Was kann man tun? Was, wenn man auf solche Fragen keine Antworten mehr findet? Es ist okay, wenn einmal die Worte fehlen. Vielleicht ist es auch ganz gut, keine Worte mehr zu haben. Oft lastet viel zu viel auf den eigenen Schultern. Dabei geht es um das altbekannte Grenzen setzen und Grenzen wahren. Und auch um die Selbstverantwortung der anderen. Daran sollte man sein Gegenüber erinnern. Hilfreich ist wieder, eine Vision von sich selbst zu haben als gemitteten Menschen und sich zu fragen: Wie wäre es denn gut für mich? Manchmal findet man heraus, dass gar nicht so viel fehlt. Hilfreich ist auch der Ansatz der drei Optionen: Love it, change it or leave it.


Und wenn man weg möchte, aber keine Ahnung hat wohin? Ich komme noch mal auf die Frage zurück: Wie wäre es denn gut für mich? Manchmal bringt es viel, zunächst nur ein paar Schritte zurückzutreten, das Pensum etwas zu reduzieren. Dann gilt es zu klären: Mache ich noch 20 Jahre so weiter? Und wenn ja: Wie könnte es besser funktionieren, und was brauche ich auf dem Weg dahin? Wir haben dazu ein Work-in entwickelt.


Work-in – abgeleitet von Work-out ? Ja, es ist eine Art mentales Fitnessstudio. Will ich körperlich fit sein, muss ich etwas tun dafür; drei Wochen Jogging reichen da nicht aus. Gleich verhält es sich bei mentaler Fitness: Wer fit bleiben will, braucht kontinuierliches Training. Unser Fitnessstudio umfasst eine wöchentliche Online-Gruppenstunde. Ein mentales Fitnessstudio kann aber auch etwas ganz anderes sein, es gibt Tausend Möglichkeiten. Wichtig ist, dass man sich regelmässig Zeit nimmt, in sich hineinzuhören.


Wie hört man in sich hinein? Man kann ein Glückstagebuch führen, regelmässig im Wald spazieren gehen, morgens und abends ein Check-in/Check-out machen – eine Routine von mir. Ich frage mich am Morgen beim Zähneputzen vor dem Spiegel: Wer bist du heute? Am Ende des Tages ziehe ich dann kurz Bilanz und überlege: War es gut so? Was könnte ich allenfalls morgen anders machen?

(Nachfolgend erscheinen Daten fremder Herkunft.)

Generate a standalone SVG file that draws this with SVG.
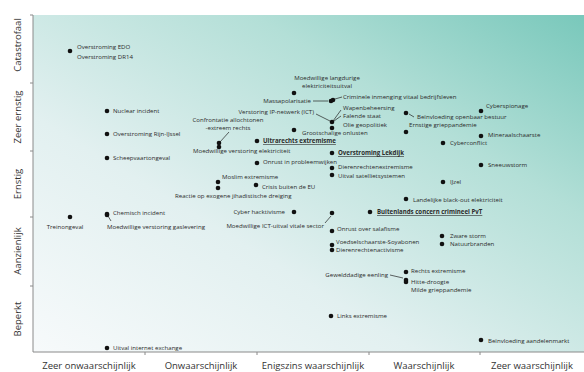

Das Check-in? Tönt interessant? Wir haben viele Facetten, und nicht immer blickt mich der gleiche Mensch aus dem Spiegel an. Manchmal merke ich, dass etwas im Anzug ist – eine Erkältung, eine Angst, ein Gedanke, der nicht abzuschütteln ist. Und manchmal kommt gar nichts – ausser dem unbändigen Wunsch nach dem ersten Kaffee. Ich korrigiere nicht, bewerte nicht, ich nehme einfach wahr und denke: Alles klar – wie will ich nun durch den Tag gehen? Eine solche Bestellung beim Unterbewusstsein kann sein: Ich will heute diese oder jene drängende Sache erledigen. Oder: Ich will mich heute auf das Positive konzentrieren. Oder: Ich will heute Dankbarkeit üben. Wenn man auf diese Art sein Tagewerk beginnt, entfaltet sich der Tag sehr oft in die angestrebte Richtung.











Mario Grossenbacher (50) ist Mitbegründer des Resilienz-Zentrums Schweiz. Die Fachstelle mit Sitz in Basel arbeitet unter anderem mit dem Begegnungszentrum Cura zusammen, einer Aussenstation des Basler Claraspitals für chronisch Kranke und ihre Angehörigen.